Quality of life decision
Emmy award- winning producer and editorial supervisor, Lauren Fein has found her calling : listening and taking care of the children who are her clients at Santa Cruz County’s Health Services Agency.
TV PRODUCER FINDS HER CALLING
SANTA CRUZ — From the cheap seats, it sure looks like Lauren Fein had a pretty sweet gig. For years, she worked as a television producer, mostly for VH- 1, but for other places as well. She hooked on with NBC to work the 2004 Olympics in Athens, and has worked every Olympics since.
She lived in New York and traveled the world, creating stories that potentially millions of people would see, with all the requisite perks we tend to bestow on people who work in the highest echelons of TV.
On the other hand, Lauren would regularly have stress dreams. The deadlines, the workload, the endless internal pressures.
Today, Lauren, 36, doesn’t have stress dreams. She lives in Santa Cruz and works for Santa Cruz County’s Health Services Agency as a counselor for children and adolescents looking for support in dealing with emotional or behavioral issues.
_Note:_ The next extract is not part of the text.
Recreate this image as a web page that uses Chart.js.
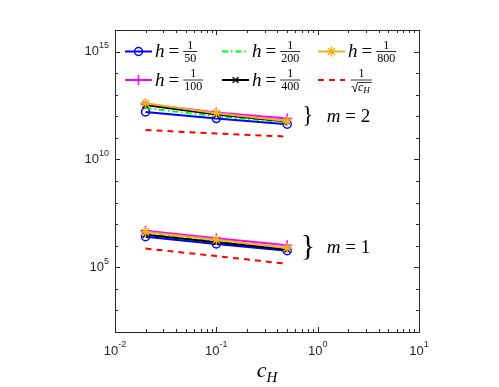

“I wanted to feel good about myself,” Lauren said of the decision to chuck a career many people would covet. “The reality- TV ethic was really taking over. I was more and more involved in these pointless shows. The budgets were getting smaller in a very fear- based industry. It’s a cliché, but I wanted to live a life that was more about enriching others.”
Lauren had barely heard of Santa Cruz when she first came here in 2007 for a documentary she was working on about counterculture guru Timothy Leary. It was only much later, after she’d moved west, that she looked back at an old journal she kept and found what she had written as the primary criteria for the place she wanted to start her new life.
“I had this list,” she said. “I wanted to be close to a university, near the water, near an airport.” Santa Cruz checked all those boxes for her.
When she saw in a movie a portrayal of a therapist who used art in treatment, she began to envision a vocation for herself. From there, she earned a master’s degree in psychology, and for three years now, she’s found contentment in helping young people wrestle with the anxieties of growing up.
“The way I look at mental illness and mental health is that it’s all on a spectrum. Everybody goes through anxiety at some point in their lives. The question is: Does it interfere with the way you live your life? That’s when you need a little help.